A reforma cumpre com seu papel de desburocratização da relação de consumo e aumenta a transparência – facilitando o entendimento da população sobre aquilo que ela paga ao comprar um determinado produto. Porém, deixa de atacar um ponto fundamental da discussão acerca da tributação no país: a diminuição da desigualdade social.
Na semana passada, deputados federais tiveram uma nova oportunidade para mudar um pouco da realidade atual, na qual o grupo dos 1% mais ricos tem um rendimento médio 39 vezes maior do que a média daqueles incluídos nos 40% mais pobres do país: R$ 20,6 mil contra R$ 527, de acordo com o IBGE. Ao negar a taxação das grandes fortunas, acima dos R$ 10 milhões, por 262 votos a 136, a Câmara deixou claro quem ela mais representa "na fila do pão".
Pela proposta de emenda do deputado federal Ivan Valente (PSOL-SP), fortunas entre R$ 10 milhões e R$ 40 milhões seriam taxadas em 0,5%. O percentual dobraria para 1% para patrimônios entre R$ 40 milhões e R$ 80 milhões.
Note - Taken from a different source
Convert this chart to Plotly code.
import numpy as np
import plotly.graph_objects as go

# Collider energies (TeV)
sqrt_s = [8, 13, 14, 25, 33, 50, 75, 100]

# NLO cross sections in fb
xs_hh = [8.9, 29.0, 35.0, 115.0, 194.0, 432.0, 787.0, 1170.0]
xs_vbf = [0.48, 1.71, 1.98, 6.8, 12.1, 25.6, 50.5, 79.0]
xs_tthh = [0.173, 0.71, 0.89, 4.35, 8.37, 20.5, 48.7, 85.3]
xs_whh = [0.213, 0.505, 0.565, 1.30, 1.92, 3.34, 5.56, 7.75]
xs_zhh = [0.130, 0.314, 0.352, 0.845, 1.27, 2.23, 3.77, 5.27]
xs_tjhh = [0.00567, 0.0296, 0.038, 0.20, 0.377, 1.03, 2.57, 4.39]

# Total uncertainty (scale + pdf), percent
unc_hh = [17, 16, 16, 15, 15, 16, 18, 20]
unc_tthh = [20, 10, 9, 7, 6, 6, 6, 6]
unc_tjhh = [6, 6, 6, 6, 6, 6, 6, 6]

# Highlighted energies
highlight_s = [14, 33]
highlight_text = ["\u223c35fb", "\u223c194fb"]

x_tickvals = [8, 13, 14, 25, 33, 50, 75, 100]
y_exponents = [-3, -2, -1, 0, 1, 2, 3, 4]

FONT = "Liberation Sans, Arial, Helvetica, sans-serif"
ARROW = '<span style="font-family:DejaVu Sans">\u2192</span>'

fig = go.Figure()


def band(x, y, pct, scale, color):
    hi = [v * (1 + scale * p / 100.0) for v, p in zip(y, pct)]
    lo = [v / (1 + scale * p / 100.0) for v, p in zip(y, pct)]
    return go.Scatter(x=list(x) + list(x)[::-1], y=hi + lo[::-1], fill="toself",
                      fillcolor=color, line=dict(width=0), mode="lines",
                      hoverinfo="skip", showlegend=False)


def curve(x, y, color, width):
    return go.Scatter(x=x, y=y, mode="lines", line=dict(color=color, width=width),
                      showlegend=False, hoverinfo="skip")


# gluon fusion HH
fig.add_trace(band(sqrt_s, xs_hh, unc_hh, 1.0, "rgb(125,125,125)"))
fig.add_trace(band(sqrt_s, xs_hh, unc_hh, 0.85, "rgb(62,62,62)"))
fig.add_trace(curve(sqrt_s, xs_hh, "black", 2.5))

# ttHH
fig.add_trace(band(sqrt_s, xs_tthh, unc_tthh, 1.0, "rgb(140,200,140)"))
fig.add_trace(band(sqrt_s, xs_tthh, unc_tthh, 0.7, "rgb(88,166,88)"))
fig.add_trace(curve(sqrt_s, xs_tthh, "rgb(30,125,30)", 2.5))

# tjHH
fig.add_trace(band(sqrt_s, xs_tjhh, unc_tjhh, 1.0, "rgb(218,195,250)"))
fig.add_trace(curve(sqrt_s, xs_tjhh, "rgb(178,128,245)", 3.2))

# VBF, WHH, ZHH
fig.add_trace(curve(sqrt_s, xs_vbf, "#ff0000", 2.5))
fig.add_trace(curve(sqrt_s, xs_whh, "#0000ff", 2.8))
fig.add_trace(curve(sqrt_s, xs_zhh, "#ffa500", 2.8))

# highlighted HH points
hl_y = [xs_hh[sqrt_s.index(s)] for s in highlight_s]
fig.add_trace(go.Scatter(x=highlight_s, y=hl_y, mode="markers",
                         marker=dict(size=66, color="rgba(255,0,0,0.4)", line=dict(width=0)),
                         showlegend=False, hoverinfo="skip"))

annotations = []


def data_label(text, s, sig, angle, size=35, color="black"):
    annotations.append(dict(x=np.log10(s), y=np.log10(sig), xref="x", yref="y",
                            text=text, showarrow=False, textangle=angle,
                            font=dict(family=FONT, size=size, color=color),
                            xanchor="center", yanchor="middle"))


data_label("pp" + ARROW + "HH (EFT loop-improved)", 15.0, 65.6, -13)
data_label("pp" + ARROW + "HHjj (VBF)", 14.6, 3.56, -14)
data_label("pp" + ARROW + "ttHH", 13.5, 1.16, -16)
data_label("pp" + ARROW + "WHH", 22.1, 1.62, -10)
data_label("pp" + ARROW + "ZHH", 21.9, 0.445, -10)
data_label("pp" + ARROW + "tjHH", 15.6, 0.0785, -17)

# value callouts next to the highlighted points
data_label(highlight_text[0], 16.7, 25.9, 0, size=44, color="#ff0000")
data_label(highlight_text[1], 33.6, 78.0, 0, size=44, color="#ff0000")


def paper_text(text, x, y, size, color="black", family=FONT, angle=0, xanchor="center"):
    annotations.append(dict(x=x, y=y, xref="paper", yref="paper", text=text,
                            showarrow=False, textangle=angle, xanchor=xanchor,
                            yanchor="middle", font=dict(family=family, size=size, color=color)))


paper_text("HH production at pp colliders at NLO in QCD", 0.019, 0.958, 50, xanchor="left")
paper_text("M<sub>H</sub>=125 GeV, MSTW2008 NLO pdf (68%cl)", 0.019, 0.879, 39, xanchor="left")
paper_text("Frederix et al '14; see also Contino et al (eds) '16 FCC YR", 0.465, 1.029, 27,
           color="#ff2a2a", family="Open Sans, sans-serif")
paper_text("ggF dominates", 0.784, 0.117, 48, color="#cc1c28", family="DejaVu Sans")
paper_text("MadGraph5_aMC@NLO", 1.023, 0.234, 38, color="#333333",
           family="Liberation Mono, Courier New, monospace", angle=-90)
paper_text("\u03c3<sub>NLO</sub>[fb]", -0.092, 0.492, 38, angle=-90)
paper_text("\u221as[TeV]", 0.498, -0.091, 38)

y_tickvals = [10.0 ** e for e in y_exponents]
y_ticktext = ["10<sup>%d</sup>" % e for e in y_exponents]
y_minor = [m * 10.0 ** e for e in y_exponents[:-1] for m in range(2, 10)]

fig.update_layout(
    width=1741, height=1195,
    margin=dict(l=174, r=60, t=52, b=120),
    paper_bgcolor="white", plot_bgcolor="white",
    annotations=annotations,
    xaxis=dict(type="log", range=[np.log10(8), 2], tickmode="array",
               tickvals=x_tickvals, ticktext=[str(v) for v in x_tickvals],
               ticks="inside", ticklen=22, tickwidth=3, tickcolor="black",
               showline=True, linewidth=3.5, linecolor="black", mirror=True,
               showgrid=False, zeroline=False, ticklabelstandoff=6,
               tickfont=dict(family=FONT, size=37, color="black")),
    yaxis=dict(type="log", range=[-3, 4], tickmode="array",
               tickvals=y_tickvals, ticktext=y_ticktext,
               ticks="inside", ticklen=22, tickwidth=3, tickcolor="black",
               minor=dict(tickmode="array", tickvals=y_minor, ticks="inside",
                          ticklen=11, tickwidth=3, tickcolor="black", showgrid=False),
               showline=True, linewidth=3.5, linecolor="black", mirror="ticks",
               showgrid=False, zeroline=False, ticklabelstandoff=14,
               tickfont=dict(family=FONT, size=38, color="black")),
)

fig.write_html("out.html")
Quem ultrapasse a barreira dos R$ 80 milhões, teria que pagar 1,5% de alíquota.
O texto precisava de 257 votos para passar, mas recebeu apenas 136 – a maior parte dos favoráveis foram parlamentares de esquerda e centro-esquerda. Além de aumentar a arrecadação do país, sobretudo em um momento de pressão por corte de gastos, a medida serviria para passar um recado à sociedade. A mensagem de que desigualdades tão volumosas não devem ter mais espaço no mundo contemporâneo.
A negação da emenda não pegou ninguém de surpresa nos corredores da Câmara. É sabido que a classe política brasileira, em sua maioria, serve à elite econômica do país. Afinal, é essa a fonte de renda que financiou boa parte das campanhas vitoriosas em 2022 – mesmo recurso que bancou a eleição e, principalmente, a reeleição de uma fatia considerável de prefeitos e vereadores no mês passado.
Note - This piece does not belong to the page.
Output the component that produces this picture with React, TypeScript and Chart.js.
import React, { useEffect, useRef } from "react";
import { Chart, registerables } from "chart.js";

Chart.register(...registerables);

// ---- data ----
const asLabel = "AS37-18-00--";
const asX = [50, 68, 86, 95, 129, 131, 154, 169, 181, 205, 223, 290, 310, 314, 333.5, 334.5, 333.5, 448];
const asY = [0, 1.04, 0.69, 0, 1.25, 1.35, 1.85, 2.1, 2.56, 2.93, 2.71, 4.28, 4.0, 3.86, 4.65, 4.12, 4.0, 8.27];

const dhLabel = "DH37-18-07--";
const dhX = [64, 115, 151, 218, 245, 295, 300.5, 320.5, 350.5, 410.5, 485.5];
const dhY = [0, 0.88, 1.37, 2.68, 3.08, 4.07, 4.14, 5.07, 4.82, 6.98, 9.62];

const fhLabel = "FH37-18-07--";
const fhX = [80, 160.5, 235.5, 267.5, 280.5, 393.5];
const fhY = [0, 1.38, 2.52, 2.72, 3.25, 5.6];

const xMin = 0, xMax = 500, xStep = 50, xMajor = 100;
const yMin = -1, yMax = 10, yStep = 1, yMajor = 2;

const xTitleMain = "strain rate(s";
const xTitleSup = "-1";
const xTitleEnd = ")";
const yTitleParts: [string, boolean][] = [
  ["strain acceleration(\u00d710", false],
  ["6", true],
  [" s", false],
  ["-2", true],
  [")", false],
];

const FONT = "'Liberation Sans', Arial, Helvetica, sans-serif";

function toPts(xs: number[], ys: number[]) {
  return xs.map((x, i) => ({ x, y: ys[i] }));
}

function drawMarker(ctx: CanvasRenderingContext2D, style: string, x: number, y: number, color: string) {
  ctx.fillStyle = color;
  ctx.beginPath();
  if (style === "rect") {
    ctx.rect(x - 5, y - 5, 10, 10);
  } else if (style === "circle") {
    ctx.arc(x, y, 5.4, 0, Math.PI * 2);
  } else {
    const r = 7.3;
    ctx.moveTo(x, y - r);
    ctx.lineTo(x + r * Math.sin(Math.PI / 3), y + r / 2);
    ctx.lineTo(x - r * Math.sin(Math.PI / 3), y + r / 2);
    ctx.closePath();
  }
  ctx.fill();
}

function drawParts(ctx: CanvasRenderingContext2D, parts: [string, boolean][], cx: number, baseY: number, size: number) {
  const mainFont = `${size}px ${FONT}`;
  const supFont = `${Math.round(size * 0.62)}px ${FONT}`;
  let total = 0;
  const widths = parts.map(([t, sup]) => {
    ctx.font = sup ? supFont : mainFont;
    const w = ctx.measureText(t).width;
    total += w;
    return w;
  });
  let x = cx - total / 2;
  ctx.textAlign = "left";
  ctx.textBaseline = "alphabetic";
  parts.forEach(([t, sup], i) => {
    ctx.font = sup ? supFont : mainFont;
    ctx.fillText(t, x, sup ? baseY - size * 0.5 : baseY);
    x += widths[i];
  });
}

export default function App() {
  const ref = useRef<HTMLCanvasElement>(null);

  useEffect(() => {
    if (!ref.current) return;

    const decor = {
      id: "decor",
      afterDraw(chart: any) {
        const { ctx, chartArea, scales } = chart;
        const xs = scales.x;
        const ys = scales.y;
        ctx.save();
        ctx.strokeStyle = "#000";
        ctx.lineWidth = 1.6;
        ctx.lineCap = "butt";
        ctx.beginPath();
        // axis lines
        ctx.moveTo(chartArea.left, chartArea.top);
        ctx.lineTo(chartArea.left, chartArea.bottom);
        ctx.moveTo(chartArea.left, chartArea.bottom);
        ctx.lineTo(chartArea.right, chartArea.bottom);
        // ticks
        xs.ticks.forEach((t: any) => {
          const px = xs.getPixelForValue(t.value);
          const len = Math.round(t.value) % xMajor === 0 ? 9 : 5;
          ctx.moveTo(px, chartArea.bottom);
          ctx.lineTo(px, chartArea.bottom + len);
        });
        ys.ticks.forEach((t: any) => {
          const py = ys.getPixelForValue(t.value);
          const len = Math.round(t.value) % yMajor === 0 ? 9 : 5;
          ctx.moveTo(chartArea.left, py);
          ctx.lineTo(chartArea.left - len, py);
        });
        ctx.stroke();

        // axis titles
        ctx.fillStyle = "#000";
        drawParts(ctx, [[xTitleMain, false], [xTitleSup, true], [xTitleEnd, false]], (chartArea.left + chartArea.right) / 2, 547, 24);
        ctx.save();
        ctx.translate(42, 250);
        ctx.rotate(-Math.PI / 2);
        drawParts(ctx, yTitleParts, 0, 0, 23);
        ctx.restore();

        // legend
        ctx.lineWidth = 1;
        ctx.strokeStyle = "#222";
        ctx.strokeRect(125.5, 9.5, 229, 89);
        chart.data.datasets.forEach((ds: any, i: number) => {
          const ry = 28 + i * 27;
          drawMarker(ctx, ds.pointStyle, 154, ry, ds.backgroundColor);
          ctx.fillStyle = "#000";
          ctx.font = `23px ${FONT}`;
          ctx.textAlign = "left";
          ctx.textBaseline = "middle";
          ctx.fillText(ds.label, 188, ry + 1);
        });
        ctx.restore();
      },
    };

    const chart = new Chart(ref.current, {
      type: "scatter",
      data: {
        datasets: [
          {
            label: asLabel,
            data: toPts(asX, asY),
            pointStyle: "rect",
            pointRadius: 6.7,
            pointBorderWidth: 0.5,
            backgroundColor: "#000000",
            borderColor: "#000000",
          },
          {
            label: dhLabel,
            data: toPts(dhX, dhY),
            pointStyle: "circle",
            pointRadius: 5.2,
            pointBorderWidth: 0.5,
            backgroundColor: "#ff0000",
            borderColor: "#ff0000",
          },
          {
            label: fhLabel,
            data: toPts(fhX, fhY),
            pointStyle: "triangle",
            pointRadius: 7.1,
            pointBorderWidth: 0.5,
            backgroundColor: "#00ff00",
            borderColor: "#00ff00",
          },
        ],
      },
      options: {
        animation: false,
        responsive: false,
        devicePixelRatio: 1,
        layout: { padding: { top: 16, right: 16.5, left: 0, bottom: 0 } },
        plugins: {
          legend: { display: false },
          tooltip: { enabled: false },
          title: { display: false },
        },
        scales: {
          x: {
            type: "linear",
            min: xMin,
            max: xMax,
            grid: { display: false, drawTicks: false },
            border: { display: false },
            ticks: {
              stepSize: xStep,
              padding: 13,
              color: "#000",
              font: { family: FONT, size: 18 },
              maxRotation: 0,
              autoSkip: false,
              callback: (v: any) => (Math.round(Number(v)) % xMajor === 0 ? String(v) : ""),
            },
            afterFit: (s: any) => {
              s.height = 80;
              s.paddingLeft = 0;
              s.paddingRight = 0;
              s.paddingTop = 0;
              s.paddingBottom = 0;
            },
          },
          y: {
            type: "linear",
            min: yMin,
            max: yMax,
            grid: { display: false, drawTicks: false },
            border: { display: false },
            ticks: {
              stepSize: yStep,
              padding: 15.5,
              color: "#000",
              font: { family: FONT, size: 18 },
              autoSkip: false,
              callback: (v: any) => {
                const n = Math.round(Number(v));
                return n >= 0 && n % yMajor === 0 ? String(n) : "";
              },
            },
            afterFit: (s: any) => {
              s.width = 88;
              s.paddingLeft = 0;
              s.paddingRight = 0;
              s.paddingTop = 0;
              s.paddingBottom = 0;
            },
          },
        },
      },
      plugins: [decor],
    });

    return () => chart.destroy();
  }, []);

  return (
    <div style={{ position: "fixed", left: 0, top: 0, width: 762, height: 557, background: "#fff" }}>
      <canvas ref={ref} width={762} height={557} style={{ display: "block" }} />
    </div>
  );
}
Ainda que esperada, a posição merece críticas e cobranças. Afinal, a própria Constituição, em seu artigo 153, prevê que "compete à União instituir impostos sobre grandes fortunas, nos termos de lei complementar". Essa legislação, no entanto, nunca saiu do papel e ajuda a manter 63% da riqueza do país nas mãos de 1% da população, segundo relatório elaborado pela Oxfam Brasil.
Contudo, um contraponto é importante. Especialistas, como o ex-consultor do FMI Isaias Coelho, defendem que a taxação das grandes fortunas não é a medida mais aconselhável para aumentar a arrecadação do país e equilibrar o caixa. Há um temor do mercado financeiro de que a medida, caso fosse colocada em vigor, aumentaria as chances de investidores retirarem capital do país, o que pressionaria a economia interna e limitaria a efetividade do imposto.
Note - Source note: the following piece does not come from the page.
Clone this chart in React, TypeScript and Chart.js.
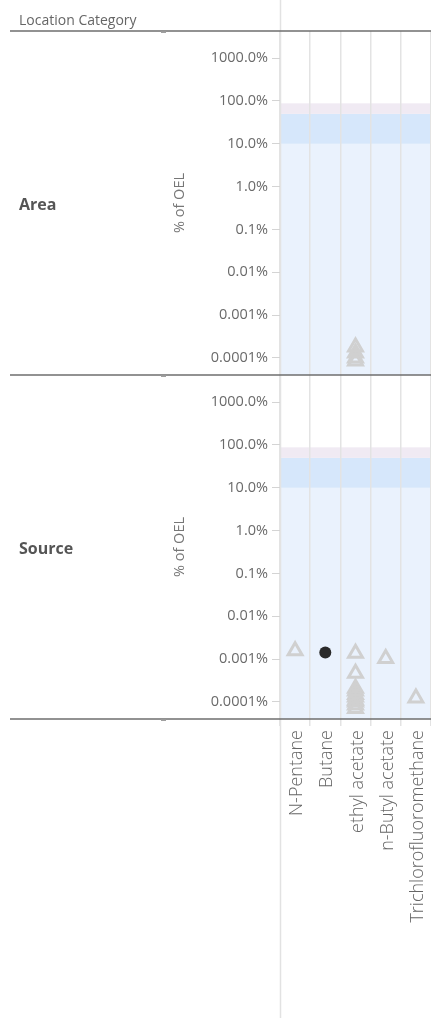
import React, { useEffect, useRef } from 'react';
import { Chart, registerables } from 'chart.js';

Chart.register(...registerables);

const FONT = '"Open Sans", "DejaVu Sans", sans-serif';

const categories = ['N-Pentane', 'Butane', 'ethyl acetate', 'n-Butyl acetate', 'Trichlorofluoromethane'];
const panelNames = ['Area', 'Source'];
const headerText = 'Location Category';
const yAxisTitle = '% of OEL';

const yTickValues = [0.0001, 0.001, 0.01, 0.1, 1, 10, 100, 1000];
const yTickLabels = ['0.0001%', '0.001%', '0.01%', '0.1%', '1.0%', '10.0%', '100.0%', '1000.0%'];
const yMin = 0.00004;
const yMax = 4300;

// exposure bands (% of OEL)
const bandFrom = [0, 10, 50];
const bandTo = [10, 50, 88];
const bandColors = ['#eaf2fd', '#d6e7fb', '#f0eaf3'];

// Area panel – triangles
const areaTriCats = ['ethyl acetate', 'ethyl acetate', 'ethyl acetate', 'ethyl acetate'];
const areaTriValues = [0.00018, 0.00013, 0.0001, 0.000085];

// Source panel – triangles
const sourceTriCats = [
  'N-Pentane',
  'ethyl acetate', 'ethyl acetate', 'ethyl acetate', 'ethyl acetate', 'ethyl acetate',
  'ethyl acetate', 'ethyl acetate', 'ethyl acetate', 'ethyl acetate', 'ethyl acetate',
  'n-Butyl acetate',
  'Trichlorofluoromethane',
];
const sourceTriValues = [
  0.00156,
  0.00138, 0.00047, 0.00021, 0.00018, 0.00015, 0.00013, 0.00011, 0.0001, 0.000085, 0.00007,
  0.00103,
  0.000124,
];

// Source panel – circles
const sourceCircleCats = ['Butane'];
const sourceCircleValues = [0.00143];

const toPoints = (cats: string[], vals: number[]) => cats.map((c, i) => ({ x: c, y: vals[i] }));

const decorPlugin = {
  id: 'decor',
  beforeDraw(chart: any) {
    const { ctx, chartArea } = chart;
    ctx.save();
    ['yArea', 'ySource'].forEach((id) => {
      const s = chart.scales[id];
      bandFrom.forEach((f, i) => {
        const yb = f <= 0 ? s.bottom : s.getPixelForValue(f);
        const yt = s.getPixelForValue(bandTo[i]);
        ctx.fillStyle = bandColors[i];
        ctx.fillRect(chartArea.left, yt, chartArea.right - chartArea.left, yb - yt);
      });
    });
    ctx.strokeStyle = '#e2e2e2';
    ctx.lineWidth = 1.5;
    ctx.beginPath();
    ctx.moveTo(chartArea.left + 0.5, 0);
    ctx.lineTo(chartArea.left + 0.5, chart.height);
    ctx.stroke();
    ctx.restore();
  },
  afterDraw(chart: any) {
    const { ctx, chartArea } = chart;
    const sA = chart.scales.yArea;
    const sS = chart.scales.ySource;
    ctx.save();
    // separator lines
    ctx.strokeStyle = '#6e6e6e';
    ctx.lineWidth = 1.3;
    [chartArea.top, sA.bottom, chartArea.bottom].forEach((y: number) => {
      ctx.beginPath();
      ctx.moveTo(10, y);
      ctx.lineTo(chart.width, y);
      ctx.stroke();
      ctx.fillStyle = '#a0a0a0';
      ctx.fillRect(161, y + 0.5, 5, 1.5);
    });
    // header
    ctx.fillStyle = '#666';
    ctx.font = `14px ${FONT}`;
    ctx.textAlign = 'left';
    ctx.textBaseline = 'alphabetic';
    ctx.fillText(headerText, 19, 25);
    // panel labels
    [sA, sS].forEach((s: any, i: number) => {
      const cy = (s.top + s.bottom) / 2;
      ctx.fillStyle = '#555';
      ctx.font = `bold 16px ${FONT}`;
      ctx.textAlign = 'left';
      ctx.textBaseline = 'middle';
      ctx.fillText(panelNames[i], 19, cy + 2);
      ctx.save();
      ctx.translate(180, cy);
      ctx.rotate(-Math.PI / 2);
      ctx.fillStyle = '#777';
      ctx.font = `14.5px ${FONT}`;
      ctx.textAlign = 'center';
      ctx.textBaseline = 'middle';
      ctx.fillText(yAxisTitle, 0, 0);
      ctx.restore();
    });
    ctx.restore();
  },
};

const yScale = () => ({
  type: 'logarithmic',
  position: 'left',
  stack: 'panels',
  stackWeight: 1,
  min: yMin,
  max: yMax,
  border: { display: false },
  grid: { drawOnChartArea: false, drawTicks: true, tickLength: 8, color: '#d4d4d4', lineWidth: 1 },
  afterBuildTicks: (s: any) => {
    s.ticks = yTickValues.map((v) => ({ value: v }));
  },
  ticks: {
    padding: 4,
    color: '#6a6a6a',
    font: { family: FONT, size: 14.5 },
    callback: (_v: any, i: number) => yTickLabels[i],
  },
  afterFit: (s: any) => {
    s.width = 280;
    s.paddingTop = 0;
    s.paddingBottom = 0;
  },
});

export default function App() {
  const ref = useRef<HTMLCanvasElement | null>(null);
  useEffect(() => {
    if (!ref.current) return;
    const tri = {
      pointStyle: 'triangle',
      pointRadius: 8,
      pointHoverRadius: 8,
      pointBorderWidth: 3,
      pointBackgroundColor: 'rgba(0,0,0,0)',
      pointBorderColor: '#d0d0d0',
      showLine: false,
    };
    const chart = new Chart(ref.current, {
      type: 'line',
      data: {
        labels: categories,
        datasets: [
          { ...tri, label: 'Area', data: toPoints(areaTriCats, areaTriValues), yAxisID: 'yArea' } as any,
          { ...tri, label: 'Source', data: toPoints(sourceTriCats, sourceTriValues), yAxisID: 'ySource' } as any,
          {
            label: 'Source circles',
            data: toPoints(sourceCircleCats, sourceCircleValues),
            yAxisID: 'ySource',
            showLine: false,
            pointStyle: 'circle',
            pointRadius: 6,
            pointBorderWidth: 0,
            pointBackgroundColor: '#2a2a2a',
            pointBorderColor: '#2a2a2a',
          } as any,
        ],
      },
      options: {
        animation: false,
        responsive: false,
        maintainAspectRatio: false,
        layout: { autoPadding: false, padding: { top: 31, left: 0, right: 0, bottom: 0 } },
        plugins: { legend: { display: false }, tooltip: { enabled: false } },
        events: [],
        scales: {
          x: {
            type: 'category',
            labels: categories,
            offset: true,
            border: { display: false },
            grid: { offset: true, color: '#e3e3e3', lineWidth: 1.5, tickLength: 7 },
            ticks: {
              autoSkip: false,
              minRotation: 90,
              maxRotation: 90,
              padding: 4,
              labelOffset: 2,
              color: '#666',
              font: { family: FONT, size: 18, weight: '300' },
            },
            afterFit: (s: any) => {
              s.height = 299;
              s.paddingLeft = 0;
              s.paddingRight = 0;
            },
          },
          ySource: yScale(),
          yArea: yScale(),
        } as any,
      },
      plugins: [decorPlugin],
    } as any);
    return () => chart.destroy();
  }, []);
  return (
    <div style={{ position: 'absolute', left: 0, top: 0, width: 431, height: 1018 }}>
      <canvas ref={ref} width={431} height={1018} style={{ width: 431, height: 1018, display: 'block' }} />
    </div>
  );
}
Em uma segunda análise, vale discutir também outra medida ignorada pela reforma tributária: a revisão da tabela do imposto de renda da pessoa física. Vale lembrar que hoje, no Brasil, qualquer pessoa com vencimentos acima de R$ 4.664,68 paga uma alíquota de 27,5%, independentemente se ganha R$ 5 mil por mês ou R$ 300 mil, usando uma comparação básica. Na prática, não há diferença no imposto pago entre um trabalhador de classe média e um empresário ou latifundiário de renome, que fatura milhões por ano.
Quando estava em campanha em 2022, o presidente Lula (PT) prometeu isentar do IRPF todos os trabalhadores que ganham até R$ 5 mil – a medida hoje só alcança quem recebe até R$ 2.259,20. É bem verdade que essa política pública não depende unicamente do governo federal, já que requer árdua articulação com o Congresso. No entanto, medidas como a adotada pelo Planalto na votação da taxação das grandes fortunas – na qual o governo liberou os partidos de sua base para definir as posições de suas bancadas – não ajudam a diminuir a reconhecida desigualdade social e soam incoerentes.